During the two tournaments I spent with Blake this year, the Nasdaq-100 and the Hall of Fame Tennis Championships, I couldn't help noticing how Blake lighted up every time he ran into a friend, by the practice courts or in the locker room, and had the chance to banter. ''Every time I see him walking in, I know something is coming,'' Taylor Dent, a top American player, told me this summer. ''Whether he's going to start ragging on L.A. or the Lakers or, you know, whatever I'm affiliated with. And if he's not going to dish it out first, then I'm on it.''
Blake's style of play echoes his conversational style: he is an all-court player with tremendous speed, who will rally from the baseline, running around his backhand, his weakness, to smash a forehand at any opening. But rarely will he dominate a rally, setting it up with three or four shots -- as the Davis Cup captain, Patrick McEnroe, has told me he would like to see Blake do more.

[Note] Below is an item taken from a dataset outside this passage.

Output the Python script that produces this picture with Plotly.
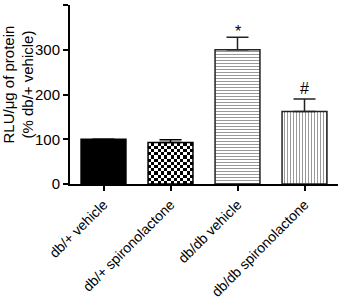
import numpy as np
import plotly.graph_objects as go

categories = ["db/+ vehicle", "db/+ spironolactone", "db/db vehicle", "db/db spironolactone"]
values = [100, 93, 300, 162]
errors = [0, 6, 28, 28]
marks = ["", "", "*", "#"]
yticks = [0, 100, 200, 300, 400]
y_title = "RLU/μg of protein<br>(% db/+ vehicle)"

idx = list(range(len(categories)))
bar_width = 0.67

fig = go.Figure()

# checkerboard fill for the second bar, built from its value and position
ci = 1
ncols, nrows = 14, 13
xe = np.linspace(idx[ci] - bar_width / 2, idx[ci] + bar_width / 2, ncols + 1)
ye = np.linspace(0, values[ci], nrows + 1)
z = [[(r + c) % 2 for c in range(ncols)] for r in range(nrows)]
fig.add_trace(go.Heatmap(x=xe, y=ye, z=z, colorscale=[[0, "white"], [1, "black"]],
                         showscale=False, hoverinfo="skip", zsmooth=False))

# solid / transparent bars
fig.add_trace(go.Bar(
    x=idx[:2], y=values[:2], width=bar_width,
    marker=dict(color=["black", "rgba(0,0,0,0)"], line=dict(color="black", width=1.5)),
    error_y=dict(type="data", symmetric=False, array=errors[:2], arrayminus=[0] * 2,
                 color="black", thickness=1.5, width=11),
))
# hatched bars
fig.add_trace(go.Bar(
    x=idx[2:], y=values[2:], width=bar_width,
    marker=dict(color="white", line=dict(color="#222222", width=1.5),
                pattern=dict(shape=["-", "|"], fgcolor="#333333", bgcolor="white",
                             size=3, solidity=0.34)),
    error_y=dict(type="data", symmetric=False, array=errors[2:], arrayminus=[0] * 2,
                 color="#222222", thickness=1.5, width=11),
))
fig.update_layout(barmode="overlay")

for i, m in enumerate(marks):
    if m:
        fig.add_annotation(x=idx[i], y=values[i] + errors[i], text=m, showarrow=False,
                           yanchor="bottom", yshift=-5 if m == "*" else 0,
                           font=dict(size=16, color="black"))

# y axis title
fig.add_annotation(text=y_title, textangle=-90, xref="paper", yref="paper",
                   x=0, y=0.5, xanchor="center", yanchor="middle",
                   xshift=-52, yshift=10, showarrow=False,
                   font=dict(size=15, color="black"))

fig.update_layout(
    width=340, height=302,
    margin=dict(l=70, r=2, t=5, b=118),
    paper_bgcolor="white", plot_bgcolor="white",
    font=dict(family="Liberation Sans, Arial", size=14, color="black"),
    showlegend=False,
    xaxis=dict(range=[-0.5, 3.5], tickvals=idx, ticktext=categories, tickangle=-45,
               showline=True, linecolor="black", linewidth=2, ticks="outside",
               ticklen=5, tickwidth=2, tickcolor="black", showgrid=False, zeroline=False,
               tickfont=dict(size=14), automargin=False),
    yaxis=dict(range=[0, 400], tickvals=yticks, showline=True, linecolor="black",
               linewidth=2, ticks="outside", ticklen=5, tickwidth=2, tickcolor="black",
               showgrid=False, zeroline=False, tickfont=dict(size=15), automargin=False),
)

fig.write_html("out.html", config={"displayModeBar": False},
               post_script="document.body.style.margin='0';")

Yet while he is very social, Blake is also very private, both traits making the eight months last year that he was off the tour particularly difficult for him. Blake said that his father always told him that ''if there's a problem, you're going to fix it, you're not going to complain about it, you're not going to make anyone else a part of your problem.'' Then he added, ''I think that's what I do, and I don't know if that's ever going to change.''
Howard Axelrod teaches writing at the University of Arizona. This is his first article for the magazine.